収容所では、衣食住や衛生環境、医療へのアクセスが確保できているか、また宗教の自由が守られているかなども訪問して確認します。
家族の再統合
紛争当事者は、捕虜や紛争関連で保護された人々が家族と連絡が取れるよう、また再会できるよう、役に立つ可能性のある情報をICRCが運営する中央追跡調査局に提示する義務を負っています。これにより、被拘束者が行方不明になることを防ぐことが可能になります。ICRCは、通常のコミュニケーション手段が途絶えたときの家族間のやり取り、身柄引き渡しおよび本国送還、家族との再会の手助けをします。
母国への帰還を支援する際にICRCは、身分証明書を持っていない人のために渡航証明書や、拘束や入院、死亡など事実を記した証明書など、特定の文書も発行することがあります。
国際人道法を遵守してもらうために
ICRCは紛争当事者と守秘義務のもと、人道法上の義務を再確認します。もし人道法違反の疑いがある場合、関係当局と非公開で直接対話を求め、その場で指摘します。非公開に対話することが、武力紛争で緊張が高まった状況において最も効果があることが長年の経験で立証されています。それでももし、違反が深刻で、改善が見込まれない時は、これまでの経緯を公にし、公的に告発することもあります。しかしそれは、被害者の利益に最も資する場合に限ります。
収容当局に人間の尊厳を尊重するべく、状況の改善を訴えます。
法の普及
締約国は、この条約の原則を自国のすべての住民、特に、戦闘部隊、衛生要員及び宗教要員に知らせるため、平時であると戦時であるとを問わず、自国においてこの条約の本文をできる限り普及させること、特に、軍事教育及びできれば非軍事教育の課目中にこの条約の研究を含ませることを約束する。
第47条〔条約の普及〕
法律を知らなければ、法を尊重する上で大きな障害となります。このためICRCは、各国に対して国際人道法を広く知らせる義務があることを再認識してもらう活動も行っています。国際人道法国内委員会の設置などがそれです。また、教育プログラム、軍事訓練、大学のカリキュラムに国際人道法を組み込むよう奨励し、必要な専門性を提供します。
ICRC駐日代表部は国際人道法の模擬裁判大会を毎年開催しています。
国際人道法の実践のためにロールプレイの大会を運営しています。
ICRCは、人道法が国内レベルで実施され、効果的に適用されるべく必要なすべての措置を講じる義務があることを、各国に書簡等を提示することで再認識してもらいます。ICRCの法律顧問がそれらをサポートします。例えば、関係者を集めたセミナーを通じ、彼らの経験を共有してもらいつつ、ICRCとしての専門的な見地を示すことで、法の国内実施を助けます。
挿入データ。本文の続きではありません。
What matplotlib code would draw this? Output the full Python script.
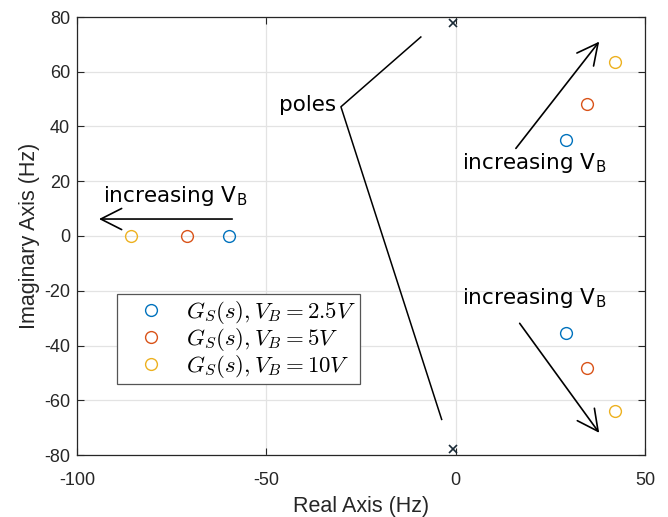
import matplotlib
matplotlib.use("Agg")
import matplotlib.pyplot as plt

plt.rcParams['axes.unicode_minus'] = False
plt.rcParams['mathtext.fontset'] = 'cm'

# Data (Hz)
labels = [r'$G_S(s), V_B = 2.5V$', r'$G_S(s), V_B = 5V$', r'$G_S(s), V_B = 10V$']
colors = ['#0072BD', '#D95319', '#EDB120']
real_parts = [[-59.8, 29.2, 29.2], [-70.9, 34.6, 34.6], [-85.7, 42.1, 42.1]]
imag_parts = [[0.0, 35.1, -35.3], [0.0, 48.1, -48.3], [0.0, 63.6, -63.8]]
x_real = [-0.8, -0.8]
x_imag = [77.7, -77.9]

xticks = [-100, -50, 0, 50]
yticks = [-80, -60, -40, -20, 0, 20, 40, 60, 80]

fig = plt.figure(figsize=(6.68, 5.17), dpi=100)
ax = fig.add_axes([77/668, 1-455/517, 568/668, 438/517])

for re, im, c, lab in zip(real_parts, imag_parts, colors, labels):
    ax.plot(re, im, linestyle='none', marker='o', markersize=8.5,
            markerfacecolor='none', markeredgecolor=c, markeredgewidth=1.0, label=lab)
ax.plot(x_real, x_imag, linestyle='none', marker='x', markersize=6,
        color='#1a2a36', markeredgewidth=1.2)

ax.set_xlim(-100, 50)
ax.set_ylim(-80, 80)
ax.set_xticks(xticks)
ax.set_yticks(yticks)
ax.grid(True, color='#e3e3e3', linewidth=0.9)
ax.set_axisbelow(True)
ax.tick_params(direction='in', top=True, right=True, length=5, width=0.8,
               labelsize=13, labelcolor='#262626', color='#262626')
ax.tick_params(axis='x', pad=12)
ax.tick_params(axis='y', pad=5)
for lbl in ax.get_xticklabels() + ax.get_yticklabels():
    lbl.set_family('Liberation Sans')
for s in ax.spines.values():
    s.set_color('#262626')
    s.set_linewidth(0.9)

ax.set_xlabel('Real Axis (Hz)', fontsize=15.5, family='Liberation Sans', color='#262626', labelpad=5)
ax.set_ylabel('Imaginary Axis (Hz)', fontsize=15.5, family='Liberation Sans', color='#262626', labelpad=3)

# annotations
txt_kw = dict(fontsize=15.5, family='DejaVu Sans', color='black')
ax.text(-93.2, 14.5, r'increasing V$_\mathregular{B}$', ha='left', va='center', **txt_kw)
ax.text(1.6, 26.5, r'increasing V$_\mathregular{B}$', ha='left', va='center', **txt_kw)
ax.text(1.6, -22.5, r'increasing V$_\mathregular{B}$', ha='left', va='center', **txt_kw)
ax.text(-31.5, 47.8, 'poles', ha='right', va='center', **txt_kw)

ax.plot([-9.2, -30.3, -3.7], [72.7, 47.2, -67.0], color='black', linewidth=1.1)

akw = dict(arrowstyle='->,head_length=0.75,head_width=0.38', color='black',
           lw=1.2, shrinkA=0, shrinkB=0, mutation_scale=20)
ax.annotate('', xy=(-94.2, 6.2), xytext=(-59.0, 6.2), arrowprops=akw)
ax.annotate('', xy=(37.9, 71.0), xytext=(15.9, 32.0), arrowprops=akw)
ax.annotate('', xy=(37.9, -71.9), xytext=(16.9, -31.9), arrowprops=akw)

leg = ax.legend(loc='upper left', bbox_to_anchor=((117-77)/568, (455-294)/438),
                fontsize=16.5, frameon=True, fancybox=False, edgecolor='#555555',
                framealpha=1, borderpad=0.2, handlelength=2.6, handletextpad=0.2,
                labelspacing=0.0, borderaxespad=0)
leg.get_frame().set_linewidth(0.9)

fig.savefig('out.png', dpi=100)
またICRCは、各国の軍に対して人道法を普及させる義務を全うするためのサポートも行います。戦果をあげるために人道法が障害になると誤解されがちですが、実際は違います。正しく人道法を遵守することで兵士の使命感と士気を高め、敵兵の戦意を削ぎます。例えば、古来より各地で捕虜への非人道的な扱いが禁止されてきたのは、それがさらなる憎しみを生み、敵の戦意を高めてしまうだけでなく次なる戦いの禍根を残してしまうからでした。
各国は、国際人道法の適用について助言ができる法律顧問を軍隊の指揮官が必要な場合に利用できるよう、配置する義務を負っています。